# EXERCISE PROMPT:
Your task is to quote exactly the run of lines that starts at the line containing "The picture is" and ends at the line containing "2.0, 1.98, 1.96, 1.91, 1.89, 1.53];", including both.
--- Begin SOURCE EXCERPT ---
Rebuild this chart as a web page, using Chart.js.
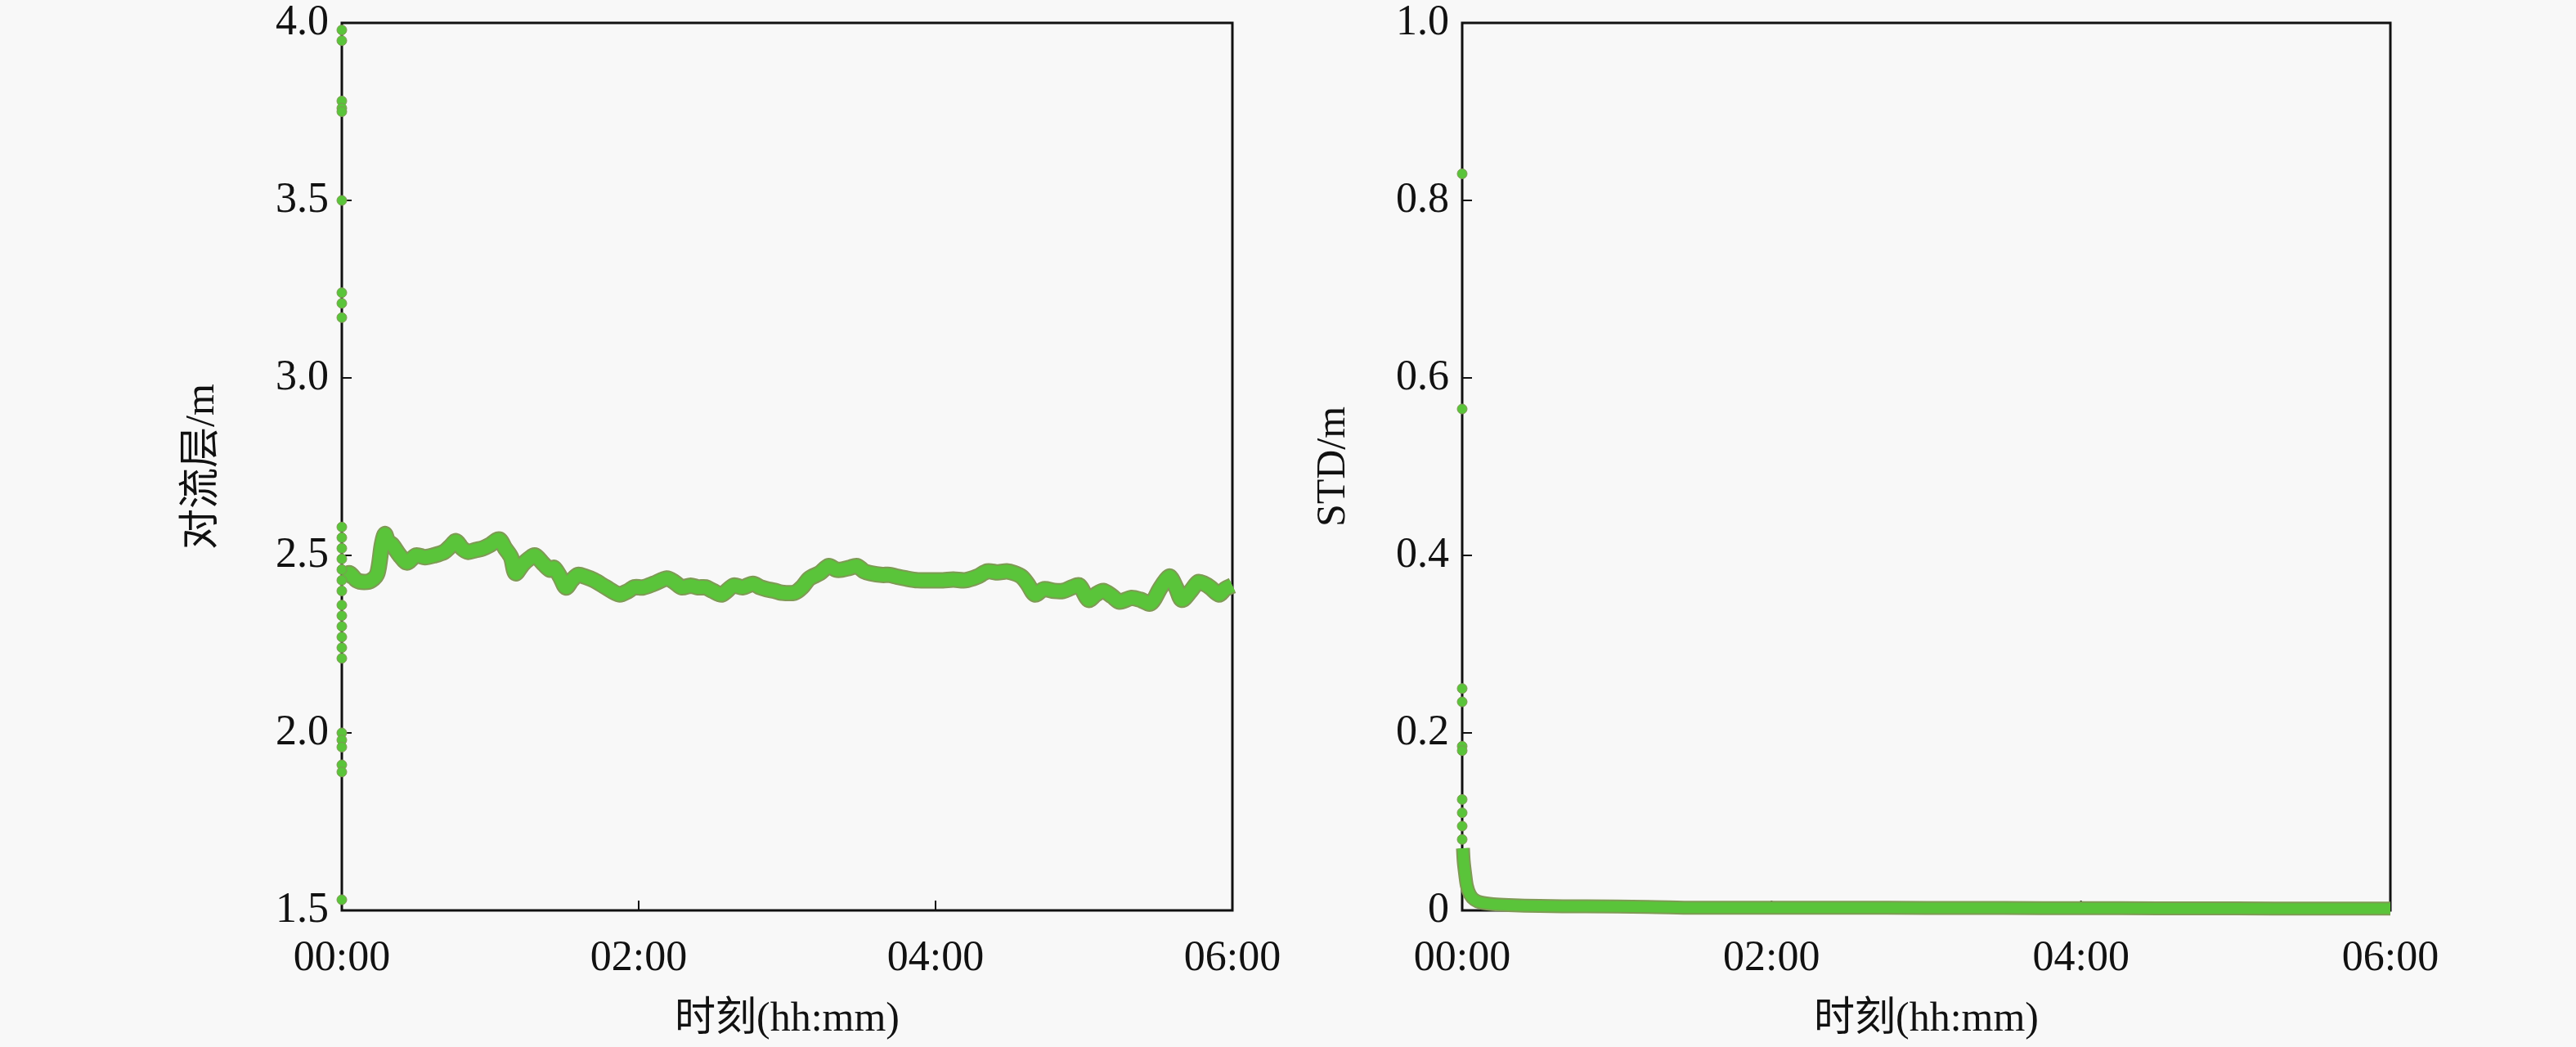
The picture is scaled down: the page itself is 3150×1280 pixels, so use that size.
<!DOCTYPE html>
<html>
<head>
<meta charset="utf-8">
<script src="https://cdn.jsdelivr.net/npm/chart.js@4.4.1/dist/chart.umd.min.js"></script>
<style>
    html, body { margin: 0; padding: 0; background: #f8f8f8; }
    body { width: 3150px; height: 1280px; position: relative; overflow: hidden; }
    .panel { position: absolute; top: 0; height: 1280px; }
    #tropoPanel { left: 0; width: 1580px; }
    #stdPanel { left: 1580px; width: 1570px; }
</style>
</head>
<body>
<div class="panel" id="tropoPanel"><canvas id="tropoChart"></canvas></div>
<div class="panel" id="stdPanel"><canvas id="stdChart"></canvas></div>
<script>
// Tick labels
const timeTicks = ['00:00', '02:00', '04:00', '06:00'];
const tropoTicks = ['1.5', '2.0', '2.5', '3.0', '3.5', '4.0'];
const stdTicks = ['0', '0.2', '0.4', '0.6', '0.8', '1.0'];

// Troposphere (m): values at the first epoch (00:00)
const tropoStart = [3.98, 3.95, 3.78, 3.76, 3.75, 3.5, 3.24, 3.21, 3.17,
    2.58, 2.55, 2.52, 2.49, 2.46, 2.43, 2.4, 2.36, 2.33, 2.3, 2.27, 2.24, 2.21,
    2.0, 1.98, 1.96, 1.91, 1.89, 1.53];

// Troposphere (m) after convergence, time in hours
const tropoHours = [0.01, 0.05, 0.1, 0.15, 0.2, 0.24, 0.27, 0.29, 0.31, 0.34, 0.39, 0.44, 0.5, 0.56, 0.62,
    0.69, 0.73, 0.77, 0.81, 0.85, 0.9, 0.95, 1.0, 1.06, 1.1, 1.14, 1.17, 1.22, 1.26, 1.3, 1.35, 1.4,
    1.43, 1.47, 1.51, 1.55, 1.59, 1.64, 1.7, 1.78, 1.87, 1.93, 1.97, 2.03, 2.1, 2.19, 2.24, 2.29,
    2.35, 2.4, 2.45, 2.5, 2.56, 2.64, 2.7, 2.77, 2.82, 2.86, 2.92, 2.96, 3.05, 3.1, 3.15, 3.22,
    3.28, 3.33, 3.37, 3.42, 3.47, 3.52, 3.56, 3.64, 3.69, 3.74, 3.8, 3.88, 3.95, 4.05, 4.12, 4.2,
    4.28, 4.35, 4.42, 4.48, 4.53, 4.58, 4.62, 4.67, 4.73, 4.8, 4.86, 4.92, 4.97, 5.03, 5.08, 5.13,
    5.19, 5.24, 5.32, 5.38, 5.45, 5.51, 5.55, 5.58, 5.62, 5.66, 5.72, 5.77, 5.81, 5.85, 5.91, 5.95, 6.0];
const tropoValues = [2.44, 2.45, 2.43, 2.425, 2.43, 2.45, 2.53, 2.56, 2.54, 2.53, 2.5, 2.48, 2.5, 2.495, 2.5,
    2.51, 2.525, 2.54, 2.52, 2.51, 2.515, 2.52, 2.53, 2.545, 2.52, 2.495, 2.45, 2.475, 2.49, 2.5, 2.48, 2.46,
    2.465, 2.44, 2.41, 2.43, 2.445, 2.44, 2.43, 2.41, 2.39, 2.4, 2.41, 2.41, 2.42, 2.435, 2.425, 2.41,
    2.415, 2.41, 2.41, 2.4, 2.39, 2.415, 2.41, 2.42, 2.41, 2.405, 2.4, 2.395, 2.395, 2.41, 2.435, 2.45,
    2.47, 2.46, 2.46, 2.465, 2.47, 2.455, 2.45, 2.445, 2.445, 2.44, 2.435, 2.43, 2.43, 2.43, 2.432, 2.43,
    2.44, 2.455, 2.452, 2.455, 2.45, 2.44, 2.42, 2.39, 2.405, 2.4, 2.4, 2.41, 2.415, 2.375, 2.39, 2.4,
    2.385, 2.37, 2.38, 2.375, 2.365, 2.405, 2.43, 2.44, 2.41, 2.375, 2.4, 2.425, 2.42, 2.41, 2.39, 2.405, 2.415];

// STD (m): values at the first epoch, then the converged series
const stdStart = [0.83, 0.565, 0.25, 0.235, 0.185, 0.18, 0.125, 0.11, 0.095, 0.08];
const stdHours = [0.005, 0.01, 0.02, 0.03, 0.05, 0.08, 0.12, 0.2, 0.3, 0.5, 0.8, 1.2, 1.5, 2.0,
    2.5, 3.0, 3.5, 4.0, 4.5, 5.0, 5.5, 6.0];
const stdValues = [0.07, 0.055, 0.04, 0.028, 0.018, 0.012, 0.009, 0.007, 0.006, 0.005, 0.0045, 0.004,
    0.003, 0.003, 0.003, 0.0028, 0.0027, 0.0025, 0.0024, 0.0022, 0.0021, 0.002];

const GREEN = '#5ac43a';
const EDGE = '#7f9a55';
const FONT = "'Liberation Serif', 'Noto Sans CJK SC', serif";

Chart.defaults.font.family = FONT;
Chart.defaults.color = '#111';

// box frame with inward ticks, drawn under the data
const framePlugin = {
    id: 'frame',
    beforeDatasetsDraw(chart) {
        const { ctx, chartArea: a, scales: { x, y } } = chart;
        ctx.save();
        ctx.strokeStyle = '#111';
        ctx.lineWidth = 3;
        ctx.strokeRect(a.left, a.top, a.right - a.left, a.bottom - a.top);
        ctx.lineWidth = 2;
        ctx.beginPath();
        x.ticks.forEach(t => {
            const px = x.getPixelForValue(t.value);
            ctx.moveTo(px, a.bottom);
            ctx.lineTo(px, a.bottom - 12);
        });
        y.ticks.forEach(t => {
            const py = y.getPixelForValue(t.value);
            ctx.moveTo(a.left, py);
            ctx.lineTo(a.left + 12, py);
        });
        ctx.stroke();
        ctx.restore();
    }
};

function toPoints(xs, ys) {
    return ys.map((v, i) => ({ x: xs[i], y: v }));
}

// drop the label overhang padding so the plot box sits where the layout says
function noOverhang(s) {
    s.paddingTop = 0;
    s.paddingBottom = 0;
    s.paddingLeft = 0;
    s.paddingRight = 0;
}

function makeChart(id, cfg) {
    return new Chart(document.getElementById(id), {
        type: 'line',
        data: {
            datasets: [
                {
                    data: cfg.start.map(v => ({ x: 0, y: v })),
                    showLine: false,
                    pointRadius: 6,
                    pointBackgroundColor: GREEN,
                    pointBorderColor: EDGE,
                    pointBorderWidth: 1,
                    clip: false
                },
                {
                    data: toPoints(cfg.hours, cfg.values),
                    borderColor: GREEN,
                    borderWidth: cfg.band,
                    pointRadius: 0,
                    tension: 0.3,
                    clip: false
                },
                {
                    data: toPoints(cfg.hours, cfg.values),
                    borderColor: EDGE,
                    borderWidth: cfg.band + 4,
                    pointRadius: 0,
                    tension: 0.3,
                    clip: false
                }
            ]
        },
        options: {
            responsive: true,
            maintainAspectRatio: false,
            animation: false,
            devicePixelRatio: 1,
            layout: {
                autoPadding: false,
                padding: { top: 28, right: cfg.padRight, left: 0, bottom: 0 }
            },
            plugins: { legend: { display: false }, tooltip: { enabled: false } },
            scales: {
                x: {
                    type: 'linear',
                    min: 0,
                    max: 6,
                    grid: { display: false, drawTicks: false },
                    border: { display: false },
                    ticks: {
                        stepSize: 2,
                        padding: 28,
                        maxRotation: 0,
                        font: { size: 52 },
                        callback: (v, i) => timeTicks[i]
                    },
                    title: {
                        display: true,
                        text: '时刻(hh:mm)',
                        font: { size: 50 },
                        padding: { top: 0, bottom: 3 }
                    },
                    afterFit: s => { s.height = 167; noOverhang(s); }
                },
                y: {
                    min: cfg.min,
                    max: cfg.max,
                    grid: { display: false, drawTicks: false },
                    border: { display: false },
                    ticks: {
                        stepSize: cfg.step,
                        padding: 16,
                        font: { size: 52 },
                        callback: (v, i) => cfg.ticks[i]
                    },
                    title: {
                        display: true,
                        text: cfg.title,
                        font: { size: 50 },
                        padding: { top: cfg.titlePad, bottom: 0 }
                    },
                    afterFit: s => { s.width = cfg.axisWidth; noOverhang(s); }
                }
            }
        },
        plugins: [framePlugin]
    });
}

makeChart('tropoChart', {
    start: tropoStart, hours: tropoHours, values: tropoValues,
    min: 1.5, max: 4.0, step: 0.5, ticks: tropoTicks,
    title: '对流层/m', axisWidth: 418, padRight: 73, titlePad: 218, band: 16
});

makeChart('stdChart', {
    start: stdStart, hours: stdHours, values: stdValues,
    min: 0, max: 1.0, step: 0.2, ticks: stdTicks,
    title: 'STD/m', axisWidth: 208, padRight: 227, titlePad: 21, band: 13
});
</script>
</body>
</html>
--- End SOURCE EXCERPT ---
# PROBLEM SOLUTION:
The picture is scaled down: the page itself is 3150×1280 pixels, so use that size.
<!DOCTYPE html>
<html>
<head>
<meta charset="utf-8">
<script src="https://cdn.jsdelivr.net/npm/chart.js@4.4.1/dist/chart.umd.min.js"></script>
<style>
    html, body { margin: 0; padding: 0; background: #f8f8f8; }
    body { width: 3150px; height: 1280px; position: relative; overflow: hidden; }
    .panel { position: absolute; top: 0; height: 1280px; }
    #tropoPanel { left: 0; width: 1580px; }
    #stdPanel { left: 1580px; width: 1570px; }
</style>
</head>
<body>
<div class="panel" id="tropoPanel"><canvas id="tropoChart"></canvas></div>
<div class="panel" id="stdPanel"><canvas id="stdChart"></canvas></div>
<script>
// Tick labels
const timeTicks = ['00:00', '02:00', '04:00', '06:00'];
const tropoTicks = ['1.5', '2.0', '2.5', '3.0', '3.5', '4.0'];
const stdTicks = ['0', '0.2', '0.4', '0.6', '0.8', '1.0'];

// Troposphere (m): values at the first epoch (00:00)
const tropoStart = [3.98, 3.95, 3.78, 3.76, 3.75, 3.5, 3.24, 3.21, 3.17,
    2.58, 2.55, 2.52, 2.49, 2.46, 2.43, 2.4, 2.36, 2.33, 2.3, 2.27, 2.24, 2.21,
    2.0, 1.98, 1.96, 1.91, 1.89, 1.53];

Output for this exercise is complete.